##### Given information #####

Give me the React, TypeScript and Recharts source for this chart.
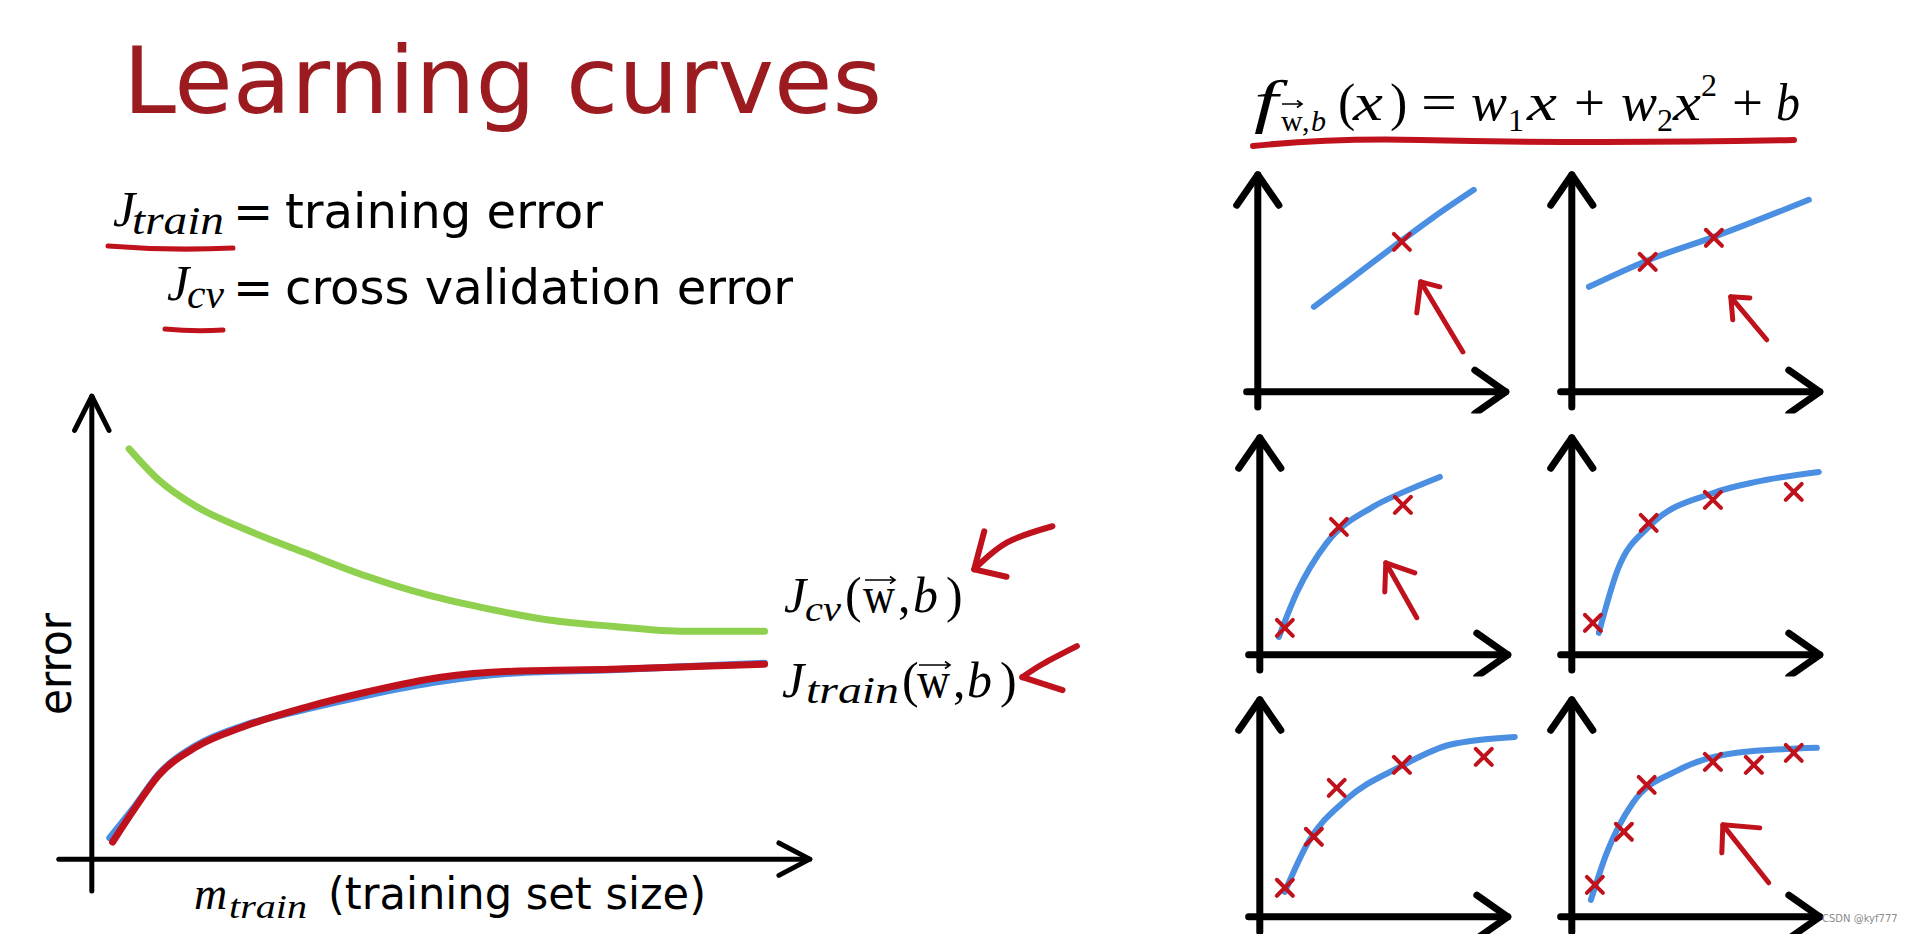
import React from 'react';
import { ComposedChart, Line, Scatter, XAxis, YAxis } from 'recharts';

const RED = '#c0121c';
const BLUE = '#4b8fe2';
const GREEN = '#8fd14f';
const TITLE_RED = '#9b1b20';
const SANS = '"DejaVu Sans", sans-serif';
const SERIF = '"Liberation Serif", serif';

// main learning curves: x = m_train, y = error
const cvX = [5.2, 9.3, 14.5, 21.3, 29.8, 38.3, 46.9, 55.4, 63.9, 72.4, 82.7, 93.7];
const cvY = [88.6, 81.9, 76.2, 71.3, 66.1, 61.1, 57.0, 54.0, 51.6, 50.3, 49.2, 49.2];
const trainX = [2.9, 6.0, 9.3, 14.5, 21.3, 29.8, 38.3, 48.6, 58.8, 72.4, 93.7];
const trainY = [3.7, 11.0, 18.1, 24.2, 28.7, 32.8, 36.1, 39.3, 40.6, 41.0, 42.1];
const trainBlueX = [2.5, 6.0, 9.3, 14.5, 21.3, 29.8, 38.3, 48.6, 58.8, 72.4, 93.7];
const trainBlueY = [4.6, 11.4, 18.3, 24.5, 28.9, 32.4, 35.4, 38.4, 40.2, 40.9, 42.3];

// axis arrows and the two hand drawn pointers, in the main chart's units
const mainAxisY = [[0, -6.9], [0, 100]];
const mainHeadY = [[-2.4, 92.6], [0, 100], [2.4, 92.6]];
const mainAxisX = [[-4.6, 0], [100, 0]];
const mainHeadX = [[95.7, 3.5], [100, 0], [95.7, -3.5]];
const cvPointer = { shaft: [[133.8, 71.9], [127.5, 68.4], [122.9, 62.6]], head: [[124.3, 70.8], [122.9, 62.6], [127.4, 61.0]] };
const trainPointer = { shaft: [[137.2, 46.0], [132.5, 42.2], [129.6, 39.3]], head: [[129.6, 39.3], [135.2, 36.5]] };

// six small fit examples: fitted curve, training points (x marks), pointer
const p1Fit = [[2.26, 3.92], [3.87, 5.3], [5.73, 6.91], [7.1, 8.06], [8.71, 9.31]];
const p1Marks = [[5.81, 6.91]];
const p1Arrow = { shaft: [[8.27, 1.84], [6.57, 5.07]], head: [[6.41, 3.64], [6.57, 5.07], [7.34, 4.84]] };

const p2Fit = [[0.69, 4.84], [3.1, 6.08], [5.73, 7.14], [9.56, 8.85]];
const p2Marks = [[3.06, 5.99], [5.73, 7.1]];
const p2Arrow = { shaft: [[7.86, 2.4], [6.41, 4.38]], head: [[6.49, 3.32], [6.41, 4.38], [7.18, 4.33]] };

const p3Fit = [[0.77, 0.83], [1.49, 2.86], [2.7, 5.16], [4.56, 6.82], [5.81, 7.51], [7.26, 8.2]];
const p3Marks = [[1.01, 1.24], [3.19, 5.9], [5.77, 6.91]];
const p3Arrow = { shaft: [[6.33, 1.71], [5.08, 4.24]], head: [[5.04, 2.9], [5.08, 4.24], [6.25, 3.78]] };

const p4Fit = [[1.09, 1.01], [1.85, 3.92], [3.1, 5.9], [5.73, 7.47], [7.42, 7.97], [9.96, 8.43]];
const p4Marks = [[0.85, 1.47], [3.1, 6.08], [5.69, 7.14], [8.95, 7.51]];

const p5Fit = [[1.01, 1.15], [1.94, 3.41], [3.47, 5.39], [5.65, 6.91], [7.66, 7.93], [10.28, 8.29]];
const p5Marks = [[1.01, 1.34], [2.18, 3.69], [3.1, 5.94], [5.73, 7.0], [9.03, 7.37]];

const p6Fit = [[0.77, 0.78], [1.41, 2.95], [2.46, 5.25], [4.31, 6.77], [6.65, 7.56], [9.88, 7.79]];
const p6Marks = [[0.93, 1.47], [2.1, 3.92], [3.02, 6.08], [5.69, 7.14], [7.34, 7.0], [8.95, 7.56]];
const p6Arrow = { shaft: [[7.94, 1.57], [6.09, 4.24]], head: [[6.05, 2.95], [6.09, 4.24], [7.58, 4.1]] };

const panelAxisY = [[0, -0.7], [0, 10]];
const panelHeadY = [[-0.85, 8.6], [0, 10], [0.85, 8.6]];
const panelAxisX = [[-0.45, 0], [10, 0]];
const panelHeadX = [[8.75, 1.0], [10, 0], [8.75, -1.0]];

const pts = (a: number[][]) => a.map(([x, y]) => ({ x, y }));
const zip = (xs: number[], ys: number[]) => xs.map((x, i) => ({ x, y: ys[i] }));

// layout
const MAIN = { ox: 92, oy: 859, ux: 7.18, uy: 4.63, xd: [-10, 140], yd: [-10, 105] };
const PANEL = { ux: 24.8, uy: 21.7, xd: [-1, 11], yd: [-1, 10.5] };

function Poly({ data, color, width, curve = 'linear' }: { data: { x: number; y: number }[]; color: string; width: number; curve?: any }) {
  return (
    <Line
      data={data}
      dataKey="y"
      type={curve}
      stroke={color}
      strokeWidth={width}
      strokeLinecap="round"
      strokeLinejoin="round"
      dot={false}
      activeDot={false}
      isAnimationActive={false}
    />
  );
}

const Cross = (props: any) => {
  const { cx, cy } = props;
  const r = 8;
  return (
    <g stroke={RED} strokeWidth={4} strokeLinecap="round">
      <line x1={cx - r} y1={cy - r} x2={cx + r} y2={cy + r} />
      <line x1={cx - r} y1={cy + r} x2={cx + r} y2={cy - r} />
    </g>
  );
};

function MainChart() {
  const { ox, oy, ux, uy, xd, yd } = MAIN;
  const left = ox + xd[0] * ux;
  const top = oy - yd[1] * uy;
  const w = (xd[1] - xd[0]) * ux;
  const h = (yd[1] - yd[0]) * uy;
  return (
    <div style={{ position: 'absolute', left, top }}>
      <ComposedChart width={w} height={h} margin={{ top: 0, right: 0, bottom: 0, left: 0 }}>
        <XAxis type="number" dataKey="x" domain={xd} allowDataOverflow hide />
        <YAxis type="number" dataKey="y" domain={yd} allowDataOverflow hide />
        {Poly({ data: zip(cvX, cvY), color: GREEN, width: 7, curve: 'monotone' })}
        {Poly({ data: zip(trainBlueX, trainBlueY), color: BLUE, width: 7, curve: 'monotone' })}
        {Poly({ data: zip(trainX, trainY), color: RED, width: 7, curve: 'monotone' })}
        {Poly({ data: pts(mainAxisY), color: '#000', width: 5 })}
        {Poly({ data: pts(mainHeadY), color: '#000', width: 5 })}
        {Poly({ data: pts(mainAxisX), color: '#000', width: 5 })}
        {Poly({ data: pts(mainHeadX), color: '#000', width: 5 })}
        {Poly({ data: pts(cvPointer.shaft), color: RED, width: 6, curve: 'natural' })}
        {Poly({ data: pts(cvPointer.head), color: RED, width: 6 })}
        {Poly({ data: pts(trainPointer.shaft), color: RED, width: 6, curve: 'natural' })}
        {Poly({ data: pts(trainPointer.head), color: RED, width: 6 })}
      </ComposedChart>
    </div>
  );
}

type Arrow = { shaft: number[][]; head: number[][] };

function Panel({ ox, oy, fit, marks, arrow }: { ox: number; oy: number; fit: number[][]; marks: number[][]; arrow?: Arrow }) {
  const { ux, uy, xd, yd } = PANEL;
  const left = ox + xd[0] * ux;
  const top = oy - yd[1] * uy;
  const w = (xd[1] - xd[0]) * ux;
  const h = (yd[1] - yd[0]) * uy;
  return (
    <div style={{ position: 'absolute', left, top }}>
      <ComposedChart width={w} height={h} margin={{ top: 0, right: 0, bottom: 0, left: 0 }}>
        <XAxis type="number" dataKey="x" domain={xd} allowDataOverflow hide />
        <YAxis type="number" dataKey="y" domain={yd} allowDataOverflow hide />
        {Poly({ data: pts(panelAxisY), color: '#000', width: 7 })}
        {Poly({ data: pts(panelHeadY), color: '#000', width: 7 })}
        {Poly({ data: pts(panelAxisX), color: '#000', width: 7 })}
        {Poly({ data: pts(panelHeadX), color: '#000', width: 7 })}
        <Scatter data={pts(marks)} shape={Cross} isAnimationActive={false} />
        {Poly({ data: pts(fit), color: BLUE, width: 6, curve: 'monotone' })}
        {arrow && Poly({ data: pts(arrow.shaft), color: RED, width: 5 })}
        {arrow && Poly({ data: pts(arrow.head), color: RED, width: 5 })}
      </ComposedChart>
    </div>
  );
}

function VecArrow({ x, y, len }: { x: number; y: number; len: number }) {
  return (
    <path
      d={`M${x} ${y} L${x + len} ${y} M${x + len - 5} ${y - 3.5} L${x + len} ${y} L${x + len - 5} ${y + 3.5}`}
      stroke="#000"
      strokeWidth={1.6}
      fill="none"
    />
  );
}

const T = (p: any) => <text fontFamily={SERIF} {...p} />;

function Texts() {
  return (
    <svg width={1920} height={934} style={{ position: 'absolute', left: 0, top: 0, pointerEvents: 'none' }}>
      <text x={123} y={113} fontFamily={SANS} fontSize={93} fill={TITLE_RED} textLength={759} lengthAdjust="spacingAndGlyphs">
        Learning curves
      </text>

      {/* definitions */}
      <T x={113} y={226} fontStyle="italic" fontSize={50}>J</T>
      <T x={132} y={234} fontStyle="italic" fontSize={40} textLength={92} lengthAdjust="spacingAndGlyphs">train</T>
      <text x={233} y={228} fontFamily={SANS} fontSize={48}>=</text>
      <text x={285} y={228} fontFamily={SANS} fontSize={48} textLength={318} lengthAdjust="spacingAndGlyphs">training error</text>
      <path d="M108 246 Q170 251 233 248" stroke={RED} strokeWidth={5} fill="none" strokeLinecap="round" />

      <T x={167} y={300} fontStyle="italic" fontSize={50}>J</T>
      <T x={187} y={308} fontStyle="italic" fontSize={40} textLength={37} lengthAdjust="spacingAndGlyphs">cv</T>
      <text x={233} y={304} fontFamily={SANS} fontSize={48}>=</text>
      <text x={285} y={304} fontFamily={SANS} fontSize={48} textLength={508} lengthAdjust="spacingAndGlyphs">cross validation error</text>
      <path d="M165 329 Q195 332 223 330" stroke={RED} strokeWidth={5} fill="none" strokeLinecap="round" />

      {/* formula */}
      <T x={1254} y={121} fontStyle="italic" fontSize={60} textLength={24} lengthAdjust="spacingAndGlyphs">f</T>
      <T x={1281} y={131} fontSize={30}>w</T>
      <T x={1302} y={131} fontSize={30}>,</T>
      <T x={1311} y={131} fontSize={30} fontStyle="italic">b</T>
      <VecArrow x={1282} y={104} len={20} />
      <T x={1338} y={120} fontSize={52}>(</T>
      <T x={1353} y={120} fontSize={52} fontStyle="italic" textLength={30} lengthAdjust="spacingAndGlyphs">x</T>
      <T x={1390} y={120} fontSize={52}>)</T>
      <T x={1421} y={120} fontSize={52} textLength={36} lengthAdjust="spacingAndGlyphs">=</T>
      <T x={1471} y={120} fontStyle="italic" fontSize={52} textLength={36} lengthAdjust="spacingAndGlyphs">w</T>
      <T x={1508} y={131} fontSize={32}>1</T>
      <T x={1527} y={120} fontStyle="italic" fontSize={52} textLength={30} lengthAdjust="spacingAndGlyphs">x</T>
      <T x={1574} y={120} fontSize={52} textLength={31} lengthAdjust="spacingAndGlyphs">+</T>
      <T x={1621} y={120} fontStyle="italic" fontSize={52} textLength={36} lengthAdjust="spacingAndGlyphs">w</T>
      <T x={1657} y={131} fontSize={32}>2</T>
      <T x={1673} y={120} fontStyle="italic" fontSize={52} textLength={28} lengthAdjust="spacingAndGlyphs">x</T>
      <T x={1701} y={96} fontSize={32}>2</T>
      <T x={1732} y={120} fontSize={52} textLength={31} lengthAdjust="spacingAndGlyphs">+</T>
      <T x={1776} y={120} fontStyle="italic" fontSize={52} textLength={24} lengthAdjust="spacingAndGlyphs">b</T>
      <path d="M1253 146 Q1330 138 1420 140 Q1600 144 1794 140" stroke={RED} strokeWidth={6} fill="none" strokeLinecap="round" />

      {/* curve labels */}
      <T x={784} y={612} fontStyle="italic" fontSize={50}>J</T>
      <T x={805} y={621} fontStyle="italic" fontSize={36} textLength={36} lengthAdjust="spacingAndGlyphs">cv</T>
      <T x={845} y={612} fontSize={50}>(</T>
      <T x={863} y={612} fontSize={50} textLength={32} lengthAdjust="spacingAndGlyphs">w</T>
      <T x={898} y={612} fontSize={50}>,</T>
      <T x={913} y={612} fontStyle="italic" fontSize={50}>b</T>
      <T x={946} y={612} fontSize={50}>)</T>
      <VecArrow x={865} y={580} len={30} />

      <T x={782} y={697} fontStyle="italic" fontSize={50}>J</T>
      <T x={806} y={703} fontStyle="italic" fontSize={38} textLength={93} lengthAdjust="spacingAndGlyphs">train</T>
      <T x={902} y={697} fontSize={50}>(</T>
      <T x={917} y={697} fontSize={50} textLength={33} lengthAdjust="spacingAndGlyphs">w</T>
      <T x={953} y={697} fontSize={50}>,</T>
      <T x={967} y={697} fontStyle="italic" fontSize={50}>b</T>
      <T x={1000} y={697} fontSize={50}>)</T>
      <VecArrow x={919} y={665} len={31} />

      {/* axis titles */}
      <text x={71} y={664} fontFamily={SANS} fontSize={46} textAnchor="middle" transform="rotate(-90 71 664)" textLength={102} lengthAdjust="spacingAndGlyphs">
        error
      </text>
      <T x={194} y={909} fontStyle="italic" fontSize={46}>m</T>
      <T x={229} y={918} fontStyle="italic" fontSize={34} textLength={78} lengthAdjust="spacingAndGlyphs">train</T>
      <text x={328} y={909} fontFamily={SANS} fontSize={44} textLength={378} lengthAdjust="spacingAndGlyphs">(training set size)</text>

      <text x={1822} y={922} fontFamily={SANS} fontSize={10} fill="#8a8a8a">CSDN @kyf777</text>
    </svg>
  );
}

export default function App() {
  return (
    <div style={{ position: 'absolute', left: 0, top: 0, width: 1920, height: 934, overflow: 'hidden', background: '#fff' }}>
      <MainChart />
      <Panel ox={1258} oy={392} fit={p1Fit} marks={p1Marks} arrow={p1Arrow} />
      <Panel ox={1572} oy={392} fit={p2Fit} marks={p2Marks} arrow={p2Arrow} />
      <Panel ox={1260} oy={655} fit={p3Fit} marks={p3Marks} arrow={p3Arrow} />
      <Panel ox={1572} oy={655} fit={p4Fit} marks={p4Marks} />
      <Panel ox={1260} oy={917} fit={p5Fit} marks={p5Marks} />
      <Panel ox={1572} oy={917} fit={p6Fit} marks={p6Marks} arrow={p6Arrow} />
      <Texts />
    </div>
  );
}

#####

Prompt: Set down again, exactly, the lines of the material above from its first line to the one with "Scatter, XAxis, YAxis", inclusive. Leave the pictures out.

Task answer:
Give me the React, TypeScript and Recharts source for this chart.
import React from 'react';
import { ComposedChart, Line, Scatter, XAxis, YAxis } from 'recharts';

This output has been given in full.